After learning very basic techniques for tessellating I began exploring my own ideas - how to apply imagery to fit into the creased shapes.
I engineered a system for 'cutting and pasting' parts of an image to fit into the design.
For the first print I used tracing paper and I was pleased with the overall appearance. The effect was a subtle change in scale between the two layers and the quality of light through the paper.
I observed other people interacting with the piece and I decided to develop the design so that the 'corners' could connect with other squares. The design eventually looked like an "all over" picture with a hidden layer of windows leaving the viewer wondering.
For the next design, I used the 'waterbomb' pattern to create concertina-like boxes. By printed a photograph onto the design before folding it, I engineered a window to fit in each protruding square. Alternatively I used CAD to create the illusion of a 3-dimensional object and printed it - this created a very different effect.
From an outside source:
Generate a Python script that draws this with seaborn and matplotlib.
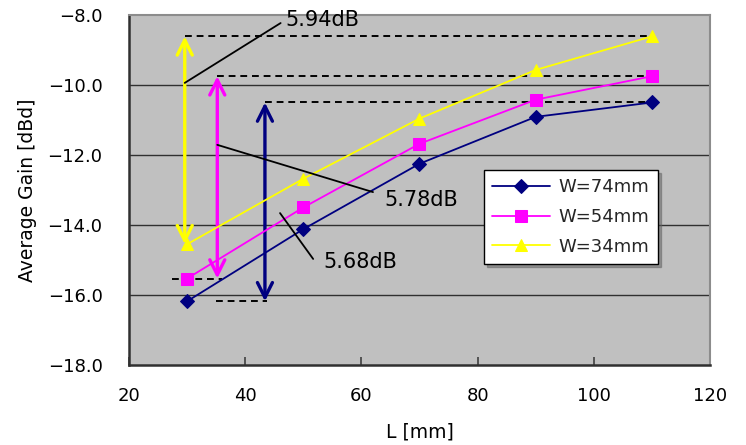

This photograph reminded me very much of a woven pattern - I folded this print with the intention of creating an illusion of a weave.
The concept produced further interesting images when curled it into a tube.
I experimented with joining tessellated sections and developed the idea further using my photographs of windows - these rectangular images were divided by the underlying tessellated pattern which also created a more interesting perspective / effect.
I chose to pleat this photograph because it had vertical lines which gave me a pattern to follow - it created a very rich effect when I concentrated the blocks of colour.